“Sorry, what were you saying? I was… Wait — a photo. Oooh, I was just… Oh, that’s just lovely. Is that a British… Measure? Beers, eh? I do so enjoy this… Pint. Of beer. That I always have.”

Maybe it’s really hard being David Cameron. Maybe it’s not. Maybe being groomed for the second most important job in the world — I don’t know, maybe third: that Man United gig gets a lot of press —despite having a face made of white pudding brings around its own pressures. It probably does.
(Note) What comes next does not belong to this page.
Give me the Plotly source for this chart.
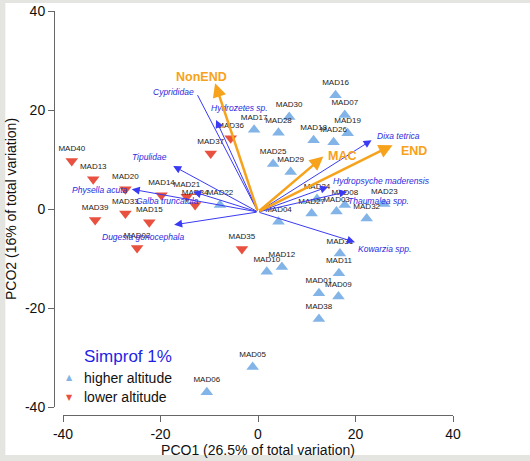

Sometimes, I’m sure, David Cameron, fresh with blood, his power-lust sated, looks out the window of his bullet-proof sedan and longs to be out there. “You know, with the proles...” he sighs. An aide whispers that you probably shouldn’t call them that but he’s not listening. He’s wishing. Wishing to be out there with the people and their sausage rolls and their television licenses, their Take Me Out and their Tinder, fantasy football and five-a-side, their shopping on Sundays for screws and new light-bulbs, with their beer. Their beer! He’s seen members of Parliament going through tons of the stuff — good old British metric tons of beer — and they look like they have a great time.

Sometimes, when he’s allowed, he sneaks down to one of the three-dozen bars in the Palace Of Westminster. He’s all soft-footed and sheepish, hugging the wall, the polar opposite from Dinner With The Dignitaries David, with his big chest and performative laugh, his hands red from joshing, from red wine; his big, wide, red face beaming. Here he sinks inwards, like a loaf with too little baking soda. Or baking powder. He musters the courage to quietly order a beer — “A pint, please. Which? Oh, I… Pint. Yes. Thank you. A good British measure.” — and averts his gaze as others try to avoid his. The most powerful man in the country — maybe second, I don’t remember — and they’re all forced to play a merry little dance.

He sidles up to one MP — possibly Kwasi Kwarteng, Member of Parliament for Spelthorne — who is telling a joke to another MP. He laughs along.

“I also…” David butts in, but his bottle has immediately gone. The other two are silent now, looking at him. The silence is thick like butter. They stare into their pints, and words start forming on David’s lips. He’s doing a run-up. “I, too, love to imbibe the amber nectar… When the football is on,” he says.

He’s quietly confident that this exchange has gone well, quietly marks a little tick in the Exchanges That Have Gone Well Today column in his large head. Kwasi laughs politely, makes his excuses and leaves. The other one too, leaves. Gone. David’s on his own now with a pint of beer that he clearly hates. He active resents this pint now, its shape. He doesn’t even like the taste of beer, not like the proles, who were forced into liking it so as to protect them from the barreling death-fog coming out of the mines or whatever.